--- Begin Task input ---

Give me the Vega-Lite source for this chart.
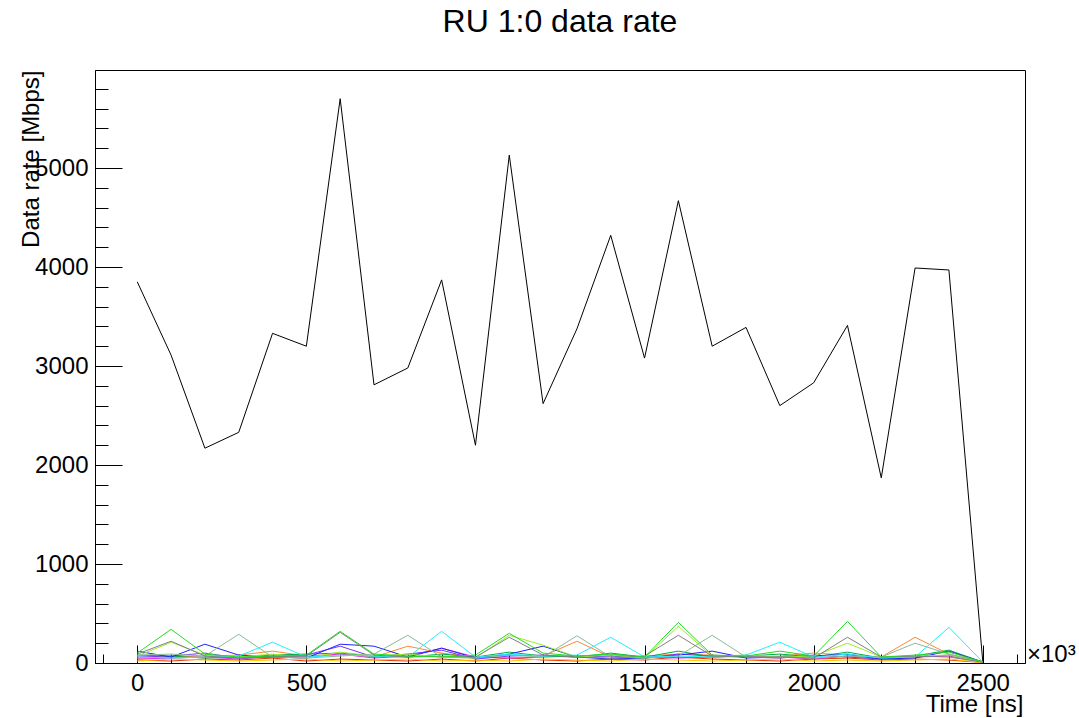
{
  "$schema": "https://vega.github.io/schema/vega-lite/v6.json",
  "width": 930,
  "height": 593,
  "autosize": {"type": "none"},
  "padding": {"left": 95, "top": 70, "right": 54, "bottom": 55},
  "background": "white",
  "config": {"view": {"stroke": "#000", "strokeWidth": 1}, "font": "Liberation Sans"},
  "title": {"text": "RU 1:0 data rate", "fontSize": 32, "font": "Liberation Sans", "fontWeight": "normal", "color": "#000", "anchor": "middle", "frame": "group", "baseline": "alphabetic", "offset": 6},
  "layer": [
    {
      "data": {"values": [
        {"t": 0, "main": 3850, "g": 100, "k": 90, "b": 120, "tg": 80, "c": 60, "o": 50, "m": 40, "yg": 70, "r": 30, "y": 20, "dg": 80, "p": 60},
        {"t": 100, "main": 3110, "g": 340, "k": 220, "b": 60, "tg": 90, "c": 50, "o": 60, "m": 50, "yg": 210, "r": 20, "y": 40, "dg": 70, "p": 70},
        {"t": 200, "main": 2170, "g": 90, "k": 70, "b": 190, "tg": 70, "c": 60, "o": 70, "m": 60, "yg": 80, "r": 40, "y": 30, "dg": 50, "p": 100},
        {"t": 300, "main": 2330, "g": 60, "k": 50, "b": 80, "tg": 290, "c": 70, "o": 80, "m": 40, "yg": 60, "r": 30, "y": 20, "dg": 60, "p": 50},
        {"t": 400, "main": 3330, "g": 70, "k": 60, "b": 60, "tg": 60, "c": 210, "o": 120, "m": 70, "yg": 90, "r": 50, "y": 30, "dg": 80, "p": 60},
        {"t": 500, "main": 3200, "g": 80, "k": 70, "b": 50, "tg": 50, "c": 60, "o": 70, "m": 60, "yg": 50, "r": 20, "y": 40, "dg": 90, "p": 80},
        {"t": 600, "main": 5700, "g": 320, "k": 310, "b": 190, "tg": 70, "c": 80, "o": 90, "m": 90, "yg": 110, "r": 40, "y": 20, "dg": 100, "p": 170},
        {"t": 700, "main": 2810, "g": 90, "k": 80, "b": 170, "tg": 90, "c": 70, "o": 60, "m": 50, "yg": 70, "r": 30, "y": 30, "dg": 70, "p": 60},
        {"t": 800, "main": 2980, "g": 70, "k": 60, "b": 60, "tg": 280, "c": 60, "o": 170, "m": 70, "yg": 90, "r": 20, "y": 40, "dg": 60, "p": 90},
        {"t": 900, "main": 3870, "g": 60, "k": 70, "b": 150, "tg": 60, "c": 320, "o": 100, "m": 150, "yg": 60, "r": 40, "y": 20, "dg": 90, "p": 130},
        {"t": 1000, "main": 2200, "g": 80, "k": 60, "b": 50, "tg": 50, "c": 60, "o": 60, "m": 60, "yg": 50, "r": 20, "y": 30, "dg": 60, "p": 40},
        {"t": 1100, "main": 5130, "g": 300, "k": 260, "b": 90, "tg": 80, "c": 90, "o": 80, "m": 50, "yg": 280, "r": 50, "y": 20, "dg": 110, "p": 70},
        {"t": 1200, "main": 2620, "g": 100, "k": 80, "b": 170, "tg": 60, "c": 70, "o": 70, "m": 60, "yg": 180, "r": 30, "y": 40, "dg": 70, "p": 80},
        {"t": 1300, "main": 3375, "g": 70, "k": 60, "b": 60, "tg": 275, "c": 80, "o": 220, "m": 70, "yg": 60, "r": 20, "y": 30, "dg": 60, "p": 60},
        {"t": 1400, "main": 4320, "g": 90, "k": 50, "b": 40, "tg": 60, "c": 260, "o": 60, "m": 80, "yg": 80, "r": 40, "y": 20, "dg": 100, "p": 70},
        {"t": 1500, "main": 3080, "g": 60, "k": 70, "b": 50, "tg": 50, "c": 60, "o": 70, "m": 60, "yg": 50, "r": 30, "y": 40, "dg": 60, "p": 50},
        {"t": 1600, "main": 4670, "g": 410, "k": 280, "b": 80, "tg": 70, "c": 70, "o": 90, "m": 50, "yg": 370, "r": 60, "y": 30, "dg": 120, "p": 90},
        {"t": 1700, "main": 3200, "g": 80, "k": 70, "b": 120, "tg": 280, "c": 60, "o": 80, "m": 60, "yg": 70, "r": 40, "y": 20, "dg": 60, "p": 70},
        {"t": 1800, "main": 3390, "g": 70, "k": 60, "b": 50, "tg": 60, "c": 80, "o": 60, "m": 70, "yg": 80, "r": 30, "y": 30, "dg": 70, "p": 60},
        {"t": 1900, "main": 2600, "g": 120, "k": 60, "b": 60, "tg": 60, "c": 210, "o": 70, "m": 60, "yg": 60, "r": 20, "y": 40, "dg": 90, "p": 50},
        {"t": 2000, "main": 2830, "g": 70, "k": 50, "b": 70, "tg": 50, "c": 60, "o": 100, "m": 40, "yg": 70, "r": 40, "y": 20, "dg": 60, "p": 80},
        {"t": 2100, "main": 3410, "g": 420, "k": 260, "b": 90, "tg": 70, "c": 90, "o": 80, "m": 70, "yg": 200, "r": 50, "y": 30, "dg": 110, "p": 60},
        {"t": 2200, "main": 1870, "g": 60, "k": 60, "b": 40, "tg": 60, "c": 50, "o": 60, "m": 50, "yg": 60, "r": 30, "y": 20, "dg": 50, "p": 40},
        {"t": 2300, "main": 3990, "g": 80, "k": 70, "b": 50, "tg": 200, "c": 60, "o": 260, "m": 60, "yg": 70, "r": 40, "y": 30, "dg": 70, "p": 60},
        {"t": 2400, "main": 3970, "g": 110, "k": 60, "b": 120, "tg": 90, "c": 360, "o": 90, "m": 70, "yg": 80, "r": 30, "y": 40, "dg": 130, "p": 80},
        {"t": 2500, "main": 20, "g": 10, "k": 10, "b": 10, "tg": 10, "c": 10, "o": 10, "m": 10, "yg": 10, "r": 5, "y": 5, "dg": 10, "p": 10}
      ]},
      "transform": [{"fold": ["r", "y", "o", "m", "p", "dg", "b", "yg", "tg", "c", "k", "g", "main"], "as": ["series", "rate"]}],
      "mark": {"type": "line", "strokeWidth": 1},
      "encoding": {
        "x": {
          "field": "t", "type": "quantitative",
          "scale": {"domain": [-125, 2625], "nice": false, "zero": false},
          "axis": {
            "values": [-100, 0, 100, 200, 300, 400, 500, 600, 700, 800, 900, 1000, 1100, 1200, 1300, 1400, 1500, 1600, 1700, 1800, 1900, 2000, 2100, 2200, 2300, 2400, 2500, 2600],
            "tickCount": 200,
            "format": "d",
            "labelExpr": "datum.value % 500 === 0 ? datum.label : ''",
            "tickSize": {"condition": {"test": "datum.value % 500 === 0", "value": -18}, "value": -9},
            "tickColor": "#000", "domainColor": "#000", "grid": false,
            "labelFontSize": 24, "labelFont": "Liberation Sans", "labelColor": "#000", "labelPadding": 26,
            "labelFlush": false, "labelOverlap": false,
            "title": "Time [ns]", "titleFontSize": 24, "titleFont": "Liberation Sans", "titleFontWeight": "normal", "titleColor": "#000",
            "titleAlign": "right", "titleAnchor": "end", "titleX": 928, "titleY": 48, "titleBaseline": "alphabetic"
          }
        },
        "y": {
          "field": "rate", "type": "quantitative",
          "scale": {"domain": [0, 5990], "nice": false},
          "axis": {
            "values": [0, 200, 400, 600, 800, 1000, 1200, 1400, 1600, 1800, 2000, 2200, 2400, 2600, 2800, 3000, 3200, 3400, 3600, 3800, 4000, 4200, 4400, 4600, 4800, 5000, 5200, 5400, 5600, 5800],
            "tickCount": 200,
            "format": "d",
            "labelExpr": "datum.value % 1000 === 0 ? datum.label : ''",
            "tickSize": {"condition": {"test": "datum.value % 1000 === 0", "value": -27}, "value": -13},
            "tickColor": "#000", "domainColor": "#000", "grid": false,
            "labelFontSize": 24, "labelFont": "Liberation Sans", "labelColor": "#000", "labelPadding": 34,
            "labelFlush": false, "labelOverlap": false,
            "title": "Data rate [Mbps]", "titleFontSize": 24, "titleFont": "Liberation Sans", "titleFontWeight": "normal", "titleColor": "#000",
            "titleAngle": -90, "titleAlign": "right", "titleBaseline": "alphabetic", "titleX": -57, "titleY": 0
          }
        },
        "color": {
          "field": "series", "type": "nominal", "legend": null,
          "scale": {
            "domain": ["r", "y", "o", "m", "p", "dg", "b", "yg", "tg", "c", "k", "g", "main"],
            "range": ["#ee3300", "#ffcc00", "#ff8833", "#ee22ee", "#7733ff", "#00aa44", "#2222ff", "#99ee22", "#88bb99", "#22eeff", "#808080", "#22dd22", "#000000"]
          }
        }
      }
    },
    {
      "data": {"values": [{}]},
      "mark": {"type": "text", "align": "left", "baseline": "alphabetic", "dx": 2, "dy": -1, "fontSize": 24, "font": "Liberation Sans", "color": "#000"},
      "encoding": {
        "x": {"datum": 2625, "type": "quantitative"},
        "y": {"datum": 0, "type": "quantitative"},
        "text": {"value": "×10³"}
      }
    }
  ]
}
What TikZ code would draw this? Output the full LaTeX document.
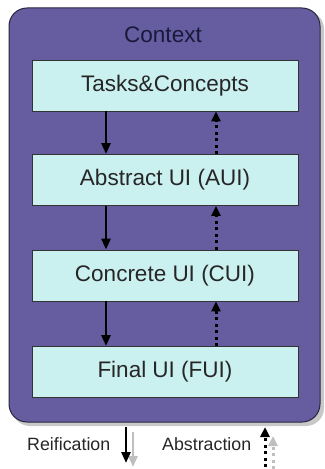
\documentclass[tikz,border=0pt]{standalone}
\usepackage{fontspec}
\setmainfont{Liberation Sans}
\usetikzlibrary{arrows.meta}
\definecolor{ctxfill}{RGB}{101,93,159}
\definecolor{boxfill}{RGB}{203,240,240}
\definecolor{ctxtext}{RGB}{25,25,60}
\definecolor{shadowgray}{RGB}{200,200,200}
\begin{document}
\begin{tikzpicture}[x=1bp,y=-1bp,
  layerbox/.style={draw=black!80, line width=0.9bp, fill=boxfill, minimum width=266bp, minimum height=51bp, inner sep=0pt, font=\fontsize{22.5bp}{26bp}\selectfont, text=black!85},
  refarrow/.style={line width=2.6bp, -{Triangle[length=11bp,width=9bp]}},
  absarrow/.style={line width=3bp, dash pattern=on 3bp off 3.5bp, -{Triangle[length=10bp,width=9bp]}},
  legtext/.style={font=\fontsize{17.8bp}{20bp}\selectfont, text=black!85, inner sep=0pt, anchor=base west}]
\useasboundingbox (0,0) rectangle (324,469);
% shadow
\fill[shadowgray, rounded corners=18bp] (12,11) rectangle (324,426);
% context
\draw[ctxfill!40!black, line width=1bp, fill=ctxfill, rounded corners=18bp] (9,8) rectangle (320,422);
\node[font=\fontsize{22.5bp}{26bp}\selectfont, text=ctxtext, inner sep=0pt] (ctx) at (163,35) {Context};
% layers
\node[layerbox] (tc)  at (165,85.5)  {Tasks\&Concepts};
\node[layerbox] (aui) at (165,180)   {Abstract UI (AUI)};
\node[layerbox] (cui) at (165,275.5) {Concrete UI (CUI)};
\node[layerbox] (fui) at (165,372)   {Final UI (FUI)};
% reification arrows
\foreach \a/\b in {tc/aui, aui/cui, cui/fui}{
  \draw[refarrow] (\a.south -| 106,0) -- (\b.north -| 106,0);
  \draw[absarrow] (\b.north -| 216,0) -- (\a.south -| 216,0);
}
% legend
\node[legtext] (reif) at (27,450) {Reification};
\node[legtext] (abst) at (162,450) {Abstraction};
\coordinate (r1) at (133,432);
\coordinate (r2) at (133,467);
\draw[refarrow, black!25] (r1) -- (r2);
\coordinate (r3) at (126,427);
\coordinate (r4) at (126,463);
\draw[refarrow] (r3) -- (r4);
\coordinate (a1) at (273,469);
\coordinate (a2) at (273,436);
\draw[absarrow, black!25] (a1) -- (a2);
\coordinate (a3) at (265,467);
\coordinate (a4) at (265,427);
\draw[absarrow] (a3) -- (a4);
\end{tikzpicture}
\end{document}
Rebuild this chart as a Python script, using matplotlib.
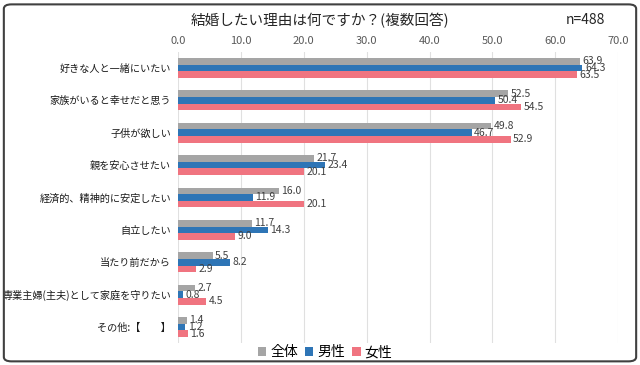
import matplotlib
matplotlib.use("Agg")
import matplotlib.pyplot as plt
from matplotlib.patches import FancyBboxPatch
import numpy as np

plt.rcParams['font.family'] = ['Noto Sans CJK JP', 'DejaVu Sans']

categories = ["好きな人と一緒にいたい", "家族がいると幸せだと思う", "子供が欲しい",
              "親を安心させたい", "経済的、精神的に安定したい", "自立したい",
              "当たり前だから", "専業主婦(主夫)として家庭を守りたい", "その他:【　　】"]
series_names = ["全体", "男性", "女性"]
total = [63.9, 52.5, 49.8, 21.7, 16.0, 11.7, 5.5, 2.7, 1.4]
male = [64.3, 50.4, 46.7, 23.4, 11.9, 14.3, 8.2, 0.8, 1.2]
female = [63.5, 54.5, 52.9, 20.1, 20.1, 9.0, 2.9, 4.5, 1.6]
colors = ["#A5A5A5", "#2E75B6", "#F07480"]

fig = plt.figure(figsize=(6.4, 3.65), dpi=100)
ax = fig.add_axes([0.278, 0.06, 0.688, 0.798])

y = np.arange(len(categories))
h = 0.205
for i, (vals, c, name) in enumerate(zip([total, male, female], colors, series_names)):
    pos = y + (i - 1) * h
    ax.barh(pos, vals, height=h, color=c, label=name)
    for p, v in zip(pos, vals):
        ax.text(v + 0.4, p, f"{v:.1f}", va="center", ha="left", fontsize=7.5, color="#404040")

ax.set_ylim(len(categories) - 0.5, -0.5)
ax.set_xlim(0, 70)
ax.set_xticks(np.arange(0, 71, 10))
ax.set_xticklabels([f"{t:.1f}" for t in range(0, 71, 10)])
ax.xaxis.tick_top()
ax.tick_params(axis="x", length=0, labelsize=8, colors="#595959", pad=4)
ax.set_yticks(y)
ax.set_yticklabels(categories)
ax.tick_params(axis="y", length=0, labelsize=7.3, colors="#1a1a1a", pad=5)
ax.grid(axis="x", color="#E0E0E0", lw=0.8)
ax.set_axisbelow(True)
for s in ax.spines.values():
    s.set_visible(False)

fig.text(0.5, 0.945, "結婚したい理由は何ですか？(複数回答)", ha="center", va="center",
         fontsize=10.5, color="#262626")
fig.text(0.915, 0.945, "n=488", ha="center", va="center", fontsize=10, color="#262626")

leg = fig.legend(loc="center", bbox_to_anchor=(0.508, 0.035), ncol=3, frameon=False,
                 fontsize=10, handlelength=0.6, handleheight=0.6, handletextpad=0.3,
                 columnspacing=0.5)

border = FancyBboxPatch((0.006, 0.01), 0.988, 0.978, boxstyle="round,pad=0,rounding_size=0.012",
                        transform=fig.transFigure, fill=False, edgecolor="#404040", lw=1.5)
fig.patches.append(border)

fig.savefig("out.png", dpi=100)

--- End Task input ---

## [Exercise prompt]
Each line in the listing above that contains "chart" should be copied.

## [Final answer]
Give me the Vega-Lite source for this chart.
Rebuild this chart as a Python script, using matplotlib.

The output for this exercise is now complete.